You bring up some good points, but Xavier is in Cincinnati, so not really "Dayton" that is supporting them. But when you consider the Cincinnati-Dayton area has the three schools you mention, plus UC (without clicking on the link, but I'm guessing is also over 10,000) shows that Southwest Ohio is more crazy about college basketball than Northeast Ohio.
Part, of that, however, is due to the region not having an NBA team, and in Cleveland's (TV market) case an NBA team that has been among the top 5 most popular in the league ever since LeBron was drafted. Even in the four years LeBron left, the Cavs still were in the top half in attendance and had some of the highest local ratings in the NBA. In the LeBron years, the Cavs have always been in the top five in attendance and have battled the Spurs, Thunder and now Warriors for the No. 1 spot in local TV ratings. I'll have to look up what the Cavs' final local ratings were this year, but saw a couple months ago, they were pulling in something like an 11 share locally, which is about 110,000 TV sets a night ... on top of the 20,562 that go to every home game (and they play 41 of those).

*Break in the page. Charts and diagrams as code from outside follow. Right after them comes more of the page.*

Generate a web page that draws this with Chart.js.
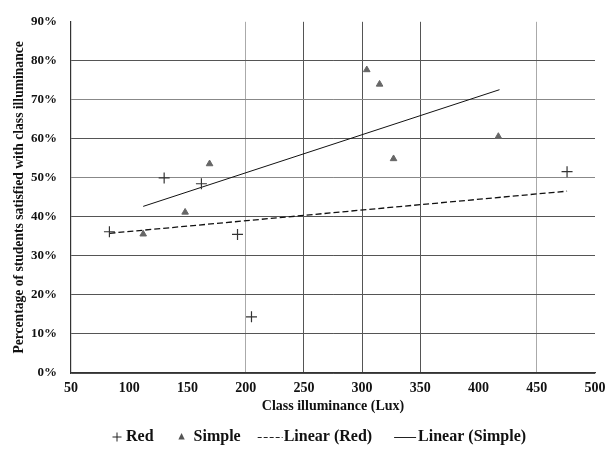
<!DOCTYPE html>
<html><head><meta charset="utf-8">
<script src="https://cdn.jsdelivr.net/npm/chart.js@4/dist/chart.umd.min.js"></script>
<style>html,body{margin:0;padding:0;background:#fff}</style>
</head><body>
<canvas id="c" width="606" height="451"></canvas>
<script>
// ---- data ----
const redX = [83, 130, 162, 193, 205, 476];
const redY = [36.2, 50.0, 48.5, 35.5, 14.4, 51.6];
const simpleX = [112, 148, 169, 304, 315, 327, 417];
const simpleY = [35.6, 41.2, 53.6, 77.7, 74.0, 54.9, 60.6];
const trendRedX = [83, 476];
const trendRedY = [35.8, 46.6];
const trendSimpleX = [112, 418];
const trendSimpleY = [42.7, 72.6];
const seriesNames = ['Red', 'Simple', 'Linear (Red)', 'Linear (Simple)'];
const xTitle = 'Class illuminance (Lux)';
const yTitle = 'Percentage of students satisfied with class illuminance';

const pts = (xs, ys) => xs.map((x, i) => ({x, y: ys[i]}));
const FONT = "'Liberation Serif', 'Times New Roman', serif";

const datasets = [
  {label: seriesNames[0], data: pts(redX, redY), pointStyle: 'cross', pointRadius: 5.5,
   borderColor: '#333', backgroundColor: '#333', pointBorderWidth: 1.2, showLine: false},
  {label: seriesNames[1], data: pts(simpleX, simpleY), pointStyle: 'triangle', pointRadius: 3.8,
   borderColor: '#666', backgroundColor: '#666', pointBorderWidth: 1, showLine: false},
  {label: seriesNames[2], data: pts(trendRedX, trendRedY), showLine: true, pointRadius: 0,
   borderColor: '#111', borderWidth: 1.3, borderDash: [6, 3], backgroundColor: '#111'},
  {label: seriesNames[3], data: pts(trendSimpleX, trendSimpleY), showLine: true, pointRadius: 0,
   borderColor: '#111', borderWidth: 1, backgroundColor: '#111'}
];

// legend marker kinds: marker width, gap to text, spacing after text
const legendMarkers = [
  {kind: 'cross', w: 12, gap: 3, after: 23},
  {kind: 'triangle', w: 10, gap: 7, after: 17},
  {kind: 'dash', w: 25, gap: 1, after: 22},
  {kind: 'line', w: 22, gap: 2, after: 0}
];

const customLegend = {
  id: 'customLegend',
  afterDraw(chart) {
    const ctx = chart.ctx;
    ctx.save();
    ctx.font = "bold 16px " + FONT;
    ctx.textBaseline = 'middle';
    ctx.fillStyle = '#111';
    const y = 437;
    let x = 111;
    chart.data.datasets.forEach((d, i) => {
      const m = legendMarkers[i];
      ctx.strokeStyle = '#222';
      ctx.lineWidth = 1;
      ctx.setLineDash([]);
      if (m.kind === 'cross') {
        const cx = x + m.w / 2;
        ctx.beginPath();
        ctx.moveTo(cx - 4.5, y); ctx.lineTo(cx + 4.5, y);
        ctx.moveTo(cx, y - 4.5); ctx.lineTo(cx, y + 4.5);
        ctx.stroke();
      } else if (m.kind === 'triangle') {
        const cx = x + m.w / 2;
        ctx.fillStyle = '#555';
        ctx.beginPath();
        ctx.moveTo(cx, y - 4); ctx.lineTo(cx + 3.2, y + 2.5); ctx.lineTo(cx - 3.2, y + 2.5);
        ctx.closePath(); ctx.fill();
        ctx.fillStyle = '#111';
      } else {
        if (m.kind === 'dash') ctx.setLineDash([4, 2]);
        ctx.beginPath();
        ctx.moveTo(x, y + 0.5); ctx.lineTo(x + m.w, y + 0.5);
        ctx.stroke();
        ctx.setLineDash([]);
      }
      x += m.w + m.gap;
      ctx.fillText(d.label, x, y);
      x += ctx.measureText(d.label).width + m.after;
    });
    ctx.restore();
  }
};

const vGridColor = v => {
  if (v === 250 || v === 300 || v === 350) return '#555';
  if (v === 200 || v === 450) return '#aaa';
  return 'rgba(0,0,0,0)';
};
const hGridColor = v => {
  if (v === 90) return 'rgba(0,0,0,0)';
  if (v === 70 || v === 50) return '#888';
  return '#555';
};

new Chart(document.getElementById('c'), {
  type: 'scatter',
  data: {datasets},
  plugins: [customLegend],
  options: {
    responsive: false,
    animation: false,
    layout: {padding: {left: 0, right: 11, top: 21, bottom: 22}},
    plugins: {
      tooltip: {enabled: false},
      legend: {display: false}
    },
    scales: {
      x: {
        type: 'linear', min: 50, max: 500,
        ticks: {stepSize: 50, color: '#111', padding: 7, font: {family: FONT, size: 14, weight: 'bold'}},
        grid: {color: c => vGridColor(c.tick.value), drawTicks: false, lineWidth: 1},
        border: {display: true, color: '#333', width: 1.2},
        title: {display: true, text: xTitle, color: '#111', padding: {top: 14, bottom: 14},
                font: {family: FONT, size: 14, weight: 'bold'}},
        afterFit: s => { s.height = 56; s.paddingRight = 0; s.paddingLeft = 0; }
      },
      y: {
        type: 'linear', min: 0, max: 90,
        ticks: {stepSize: 10, color: '#111', padding: 14, callback: v => v + '%',
                font: {family: FONT, size: 13, weight: 'bold'}},
        grid: {color: c => hGridColor(c.tick.value), drawTicks: false, lineWidth: 1},
        border: {display: true, color: '#333', width: 1.2},
        title: {display: true, text: yTitle, color: '#111', padding: {top: 11, bottom: 8},
                font: {family: FONT, size: 13.6, weight: 'bold'}},
        afterFit: s => { s.width = 71; }
      }
    }
  }
});
</script>
</body></html>
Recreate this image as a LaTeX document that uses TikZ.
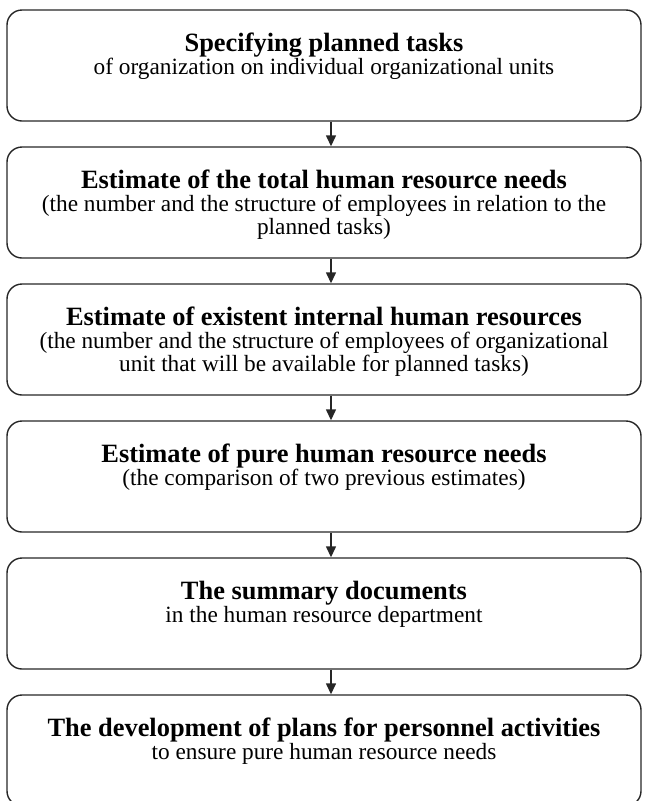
\documentclass[tikz,border=0pt]{standalone}
\usepackage{fontspec}
\setmainfont{Liberation Serif}
\usetikzlibrary{arrows.meta,calc}
\newcommand{\steptext}[2]{\parbox[c][111pt][t]{634pt}{\centering\fontsize{23.3}{22.5}\selectfont
  \rule{0pt}{41pt}{\fontsize{26.4}{22.5}\selectfont\bfseries #1}\\[1pt]#2}}

\begin{document}
\begin{tikzpicture}[x=1pt,y=-1pt,
    stepbox/.style={draw=black!85,line width=1.4pt,rounded corners=15pt,inner sep=0pt,
      minimum width=634pt,minimum height=111pt},
    flow/.style={draw=black!85,line width=1.4pt,-{Triangle[length=11pt,width=10pt]}}]
            \useasboundingbox(0,0)rectangle(646,801);
            %ステップ
            \node[stepbox](b1)at(324,65.5){\steptext{Specifying planned tasks}{of organization on individual organizational units}};
            \node[stepbox](b2)at(324,202.5){\steptext{Estimate of the total human resource needs}{(the number and the structure of employees in relation to the\\planned tasks)}};
            \node[stepbox](b3)at(324,339.5){\steptext{Estimate of existent internal human resources}{(the number and the structure of employees of organizational\\unit that will be available for planned tasks)}};
            \node[stepbox](b4)at(324,476.5){\steptext{Estimate of pure human resource needs}{(the comparison of two previous estimates)}};
            \node[stepbox](b5)at(324,613.5){\steptext{The summary documents}{in the human resource department}};
            \node[stepbox](b6)at(324,750.5){\steptext{The development of plans for personnel activities}{to ensure pure human resource needs}};
            %矢印
            \path[flow]([xshift=7pt]b1.south)to([xshift=7pt]b2.north);
            \path[flow]([xshift=7pt]b2.south)to([xshift=7pt]b3.north);
            \path[flow]([xshift=7pt]b3.south)to([xshift=7pt]b4.north);
            \path[flow]([xshift=7pt]b4.south)to([xshift=7pt]b5.north);
            \path[flow]([xshift=7pt]b5.south)to([xshift=7pt]b6.north);
\end{tikzpicture}
\end{document}
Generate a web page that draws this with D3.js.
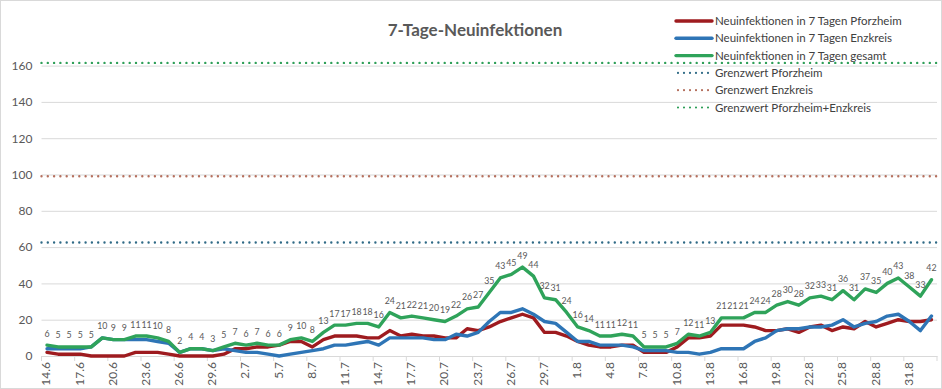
<!DOCTYPE html>
<html><head><meta charset="utf-8">
<script src="https://cdn.jsdelivr.net/npm/d3@7"></script>
<style>html,body{margin:0;padding:0;background:#fff;} svg{display:block;font-family:Lato,"Open Sans",sans-serif;}</style>
</head><body><div id="chart"></div>
<script>
const dates = ["14.6","15.6","16.6","17.6","18.6","19.6","20.6","21.6","22.6","23.6","24.6","25.6","26.6","27.6","28.6","29.6","30.6",
"1.7","2.7","3.7","4.7","5.7","6.7","7.7","8.7","9.7","10.7","11.7","12.7","13.7","14.7","15.7","16.7","17.7","18.7","19.7","20.7","21.7","22.7","23.7","24.7","25.7","26.7","27.7","28.7","29.7","30.7","31.7",
"1.8","2.8","3.8","4.8","5.8","6.8","7.8","8.8","9.8","10.8","11.8","12.8","13.8","14.8","15.8","16.8","17.8","18.8","19.8","20.8","21.8","22.8","23.8","24.8","25.8","26.8","27.8","28.8","29.8","30.8","31.8","1.9","2.9"];
const gesamt = [6,5,5,5,5,10,9,9,11,11,10,8,2,4,4,3,5,7,6,7,6,6,9,10,8,13,17,17,18,18,16,24,21,22,21,20,19,22,26,27,35,43,45,49,44,32,31,24,16,14,11,11,12,11,5,5,5,7,12,11,13,21,21,21,24,24,28,30,28,32,33,31,36,31,37,35,40,43,38,33,42];
const pforzheim = [2,1,1,1,0,0,0,0,2,2,2,1,0,0,0,0,1,4,4,5,5,6,8,8,5,9,11,11,11,10,10,14,11,12,11,11,10,10,15,14,16,19,21,23,21,13,13,11,8,6,5,5,6,6,2,2,2,5,10,10,11,17,17,17,16,14,14,15,13,16,17,14,16,15,19,16,18,20,19,19,20];
const enzkreis = [4,4,4,4,5,10,9,9,9,9,8,7,2,4,4,3,4,3,2,2,1,0,1,2,3,4,6,6,7,8,6,10,10,10,10,9,9,12,11,13,19,24,24,26,23,19,18,13,8,8,6,6,6,5,3,3,3,2,2,1,2,4,4,4,8,10,14,15,15,16,16,17,20,16,18,19,22,23,19,14,22];
const grenzwerte = [
  {name:"Grenzwert Pforzheim", value:62.5, color:"#2f6a86"},
  {name:"Grenzwert Enzkreis", value:99, color:"#b5705e"},
  {name:"Grenzwert Pforzheim+Enzkreis", value:161.5, color:"#2e9f58"}
];
const yTicks = [0,20,40,60,80,100,120,140,160];

const W=942,H=389;
const svg=d3.select("#chart").append("svg").attr("width",W).attr("height",H);
svg.append("rect").attr("x",0.5).attr("y",0.5).attr("width",W-1).attr("height",H-1).attr("fill","#fff").attr("stroke","#d9d9d9");

const left=41.5,right=937,y0=356;
const x=d3.scaleBand().domain(dates).range([left,right]);
const y=d3.scaleLinear().domain([0,160]).range([y0,65.6]);
const cx=d=>x(d)+x.bandwidth()/2;

// gridlines
const gy=svg.append("g").attr("transform",`translate(${left},0)`)
  .call(d3.axisLeft(y).tickValues(yTicks).tickSize(-(right-left)).tickPadding(9));
gy.select(".domain").remove();
gy.selectAll(".tick line").attr("stroke","#d9d9d9").attr("stroke-width",1);
gy.selectAll(".tick text").attr("fill","#595959").attr("font-size","12px").attr("font-family","Lato, sans-serif");

// x axis
const tickDates=dates.filter((d,i)=>i%3===0);
const gx=svg.append("g").attr("transform",`translate(0,${y0})`)
  .call(d3.axisBottom(x).tickValues(tickDates).tickSize(0).tickPadding(6));
gx.select(".domain").attr("stroke","#d9d9d9");
gx.selectAll(".tick text").attr("fill","#595959").attr("font-size","12px").attr("font-family","Lato, sans-serif")
  .attr("transform","rotate(-90)").attr("text-anchor","end").attr("dx","-0.5em").attr("dy","-0.1em").attr("x",null).attr("y",0)
  .style("dominant-baseline","central");
const bounds=dates.filter((d,i)=>i%3===0).map(d=>x(d)).concat([right]);
svg.append("g").selectAll("line").data(bounds).join("line")
  .attr("x1",d=>d).attr("x2",d=>d).attr("y1",y0).attr("y2",y0+5).attr("stroke","#d9d9d9");

// threshold lines
svg.append("g").selectAll("line").data(grenzwerte).join("line")
  .attr("x1",left).attr("x2",right).attr("y1",d=>y(d.value)).attr("y2",d=>y(d.value))
  .attr("stroke",d=>d.color).attr("stroke-width",2.4).attr("stroke-dasharray","0 6.3").attr("stroke-linecap","round");

const line=vals=>d3.line().x((d,i)=>cx(dates[i])).y(d=>y(d))(vals);
const series=[
  {name:"Neuinfektionen in 7 Tagen Pforzheim",vals:pforzheim,color:"#9e1b1f"},
  {name:"Neuinfektionen in 7 Tagen Enzkreis",vals:enzkreis,color:"#2e75b6"},
  {name:"Neuinfektionen in 7 Tagen gesamt",vals:gesamt,color:"#2fa35a"}
];
series.forEach(s=>{
  svg.append("path").attr("d",line(s.vals)).attr("fill","none").attr("stroke",s.color)
    .attr("stroke-width",3.4).attr("stroke-linejoin","round").attr("stroke-linecap","round");
});

// data labels
svg.append("g").selectAll("text").data(gesamt).join("text")
  .attr("x",(d,i)=>cx(dates[i])).attr("y",d=>y(d)-8.5)
  .attr("text-anchor","middle").attr("font-size","8.8px").attr("fill","#595959").text(d=>d);

// title
svg.append("text").attr("x",475).attr("y",36).attr("text-anchor","middle")
  .attr("font-size","17px").attr("font-weight","bold").attr("fill","#595959").text("7-Tage-Neuinfektionen");

// legend
const leg=[...series.map(s=>({name:s.name,color:s.color,dot:false})),
  ...grenzwerte.map(g=>({name:g.name,color:g.color,dot:true}))];
const lg=svg.append("g").selectAll("g").data(leg).join("g")
  .attr("transform",(d,i)=>`translate(676,${21+i*17.3})`);
lg.append("line").attr("x1",d=>d.dot?2:0).attr("x2",d=>d.dot?33:36).attr("y1",0).attr("y2",0)
  .attr("stroke",d=>d.color).attr("stroke-width",d=>d.dot?2.2:3.4)
  .attr("stroke-dasharray",d=>d.dot?"0 6":null).attr("stroke-linecap","round");
lg.append("text").attr("x",39).attr("y",0).attr("dy","0.35em").attr("font-size","11.5px").attr("fill","#404040").text(d=>d.name);
</script></body></html>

There's only so much time people in NEO want to dedicate to basketball, and largely the area has chosen to invest it with the Cavs, and can you blame them? Consistently one of the best teams in the league with the best player in the world being from right here in Akron. It just is what it is.
With that said, I think there is still potential if Groce builds a product that wins and wins in an exciting fashion where they could bump up to 4,000-5,000 consistently. But as long as Akron is in the MAC and the Cavs are winning, the school simply will have an attendance ceiling it will bump into.
EDIT: See B&G already pointed out Xavier.